» Given problem: Pull out from the material below all lines with "chart".

» Data provided:
——

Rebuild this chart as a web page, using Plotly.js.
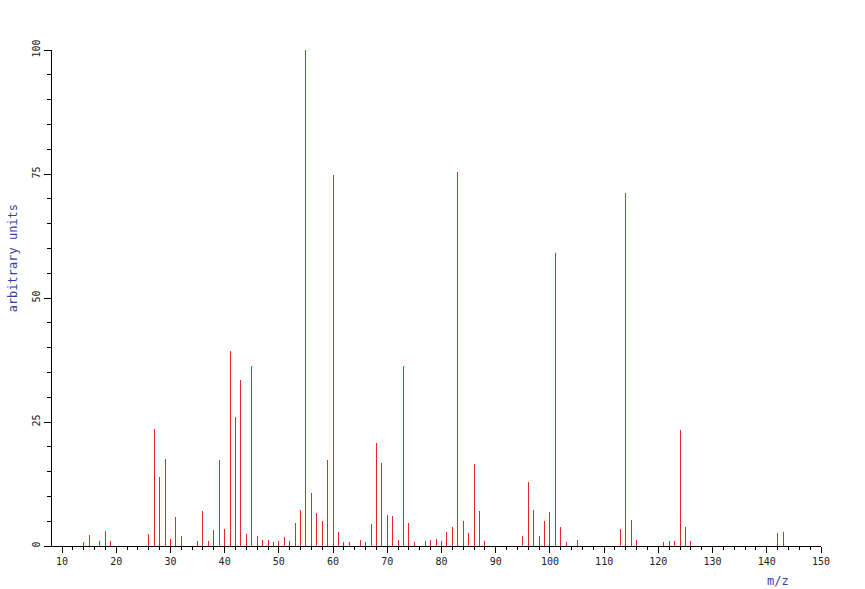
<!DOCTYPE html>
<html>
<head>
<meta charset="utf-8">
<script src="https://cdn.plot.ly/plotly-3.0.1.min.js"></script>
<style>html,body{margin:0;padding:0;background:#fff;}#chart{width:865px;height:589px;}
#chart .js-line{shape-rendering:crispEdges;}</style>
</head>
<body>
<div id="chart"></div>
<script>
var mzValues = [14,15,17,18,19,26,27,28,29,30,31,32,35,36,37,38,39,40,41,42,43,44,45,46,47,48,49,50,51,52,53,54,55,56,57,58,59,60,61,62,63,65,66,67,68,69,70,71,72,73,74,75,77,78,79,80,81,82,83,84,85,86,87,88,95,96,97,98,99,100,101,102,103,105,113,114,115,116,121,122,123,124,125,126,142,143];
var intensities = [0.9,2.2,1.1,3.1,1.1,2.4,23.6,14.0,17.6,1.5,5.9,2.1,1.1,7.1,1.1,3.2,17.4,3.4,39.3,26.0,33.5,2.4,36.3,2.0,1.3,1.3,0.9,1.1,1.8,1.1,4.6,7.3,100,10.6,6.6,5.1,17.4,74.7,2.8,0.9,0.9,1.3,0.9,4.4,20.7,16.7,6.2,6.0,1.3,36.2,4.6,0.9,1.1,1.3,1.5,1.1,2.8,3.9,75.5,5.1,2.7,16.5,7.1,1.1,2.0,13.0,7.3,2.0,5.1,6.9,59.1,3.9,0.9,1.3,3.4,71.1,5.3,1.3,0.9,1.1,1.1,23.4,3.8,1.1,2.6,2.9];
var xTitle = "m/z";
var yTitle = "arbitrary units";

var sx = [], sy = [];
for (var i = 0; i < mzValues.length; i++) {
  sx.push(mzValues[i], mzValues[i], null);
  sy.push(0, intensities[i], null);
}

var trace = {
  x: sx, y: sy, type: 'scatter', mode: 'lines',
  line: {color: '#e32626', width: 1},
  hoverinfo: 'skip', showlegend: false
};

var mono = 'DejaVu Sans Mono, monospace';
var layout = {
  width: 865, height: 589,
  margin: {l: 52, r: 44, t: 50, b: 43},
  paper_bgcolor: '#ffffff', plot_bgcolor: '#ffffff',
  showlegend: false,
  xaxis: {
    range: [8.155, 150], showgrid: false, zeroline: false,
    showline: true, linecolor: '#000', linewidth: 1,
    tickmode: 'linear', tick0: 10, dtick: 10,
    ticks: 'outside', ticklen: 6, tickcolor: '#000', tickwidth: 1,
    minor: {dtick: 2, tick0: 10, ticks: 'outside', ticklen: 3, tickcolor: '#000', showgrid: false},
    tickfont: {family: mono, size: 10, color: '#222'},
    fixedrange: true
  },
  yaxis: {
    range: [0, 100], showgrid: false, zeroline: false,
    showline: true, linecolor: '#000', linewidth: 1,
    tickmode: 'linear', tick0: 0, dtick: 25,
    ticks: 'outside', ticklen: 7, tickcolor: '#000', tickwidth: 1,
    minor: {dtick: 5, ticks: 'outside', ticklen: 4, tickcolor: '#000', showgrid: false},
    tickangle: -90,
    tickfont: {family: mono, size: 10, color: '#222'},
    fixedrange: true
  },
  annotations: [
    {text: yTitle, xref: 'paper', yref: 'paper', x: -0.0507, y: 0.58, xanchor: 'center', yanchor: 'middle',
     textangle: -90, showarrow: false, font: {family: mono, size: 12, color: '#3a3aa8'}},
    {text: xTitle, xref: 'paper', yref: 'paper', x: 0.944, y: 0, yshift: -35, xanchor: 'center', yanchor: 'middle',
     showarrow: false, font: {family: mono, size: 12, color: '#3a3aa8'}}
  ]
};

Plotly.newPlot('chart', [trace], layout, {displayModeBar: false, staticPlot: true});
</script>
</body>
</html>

——

» Expected output:
Rebuild this chart as a web page, using Plotly.js.
<style>html,body{margin:0;padding:0;background:#fff;}#chart{width:865px;height:589px;}
#chart .js-line{shape-rendering:crispEdges;}</style>
<div id="chart"></div>
Plotly.newPlot('chart', [trace], layout, {displayModeBar: false, staticPlot: true});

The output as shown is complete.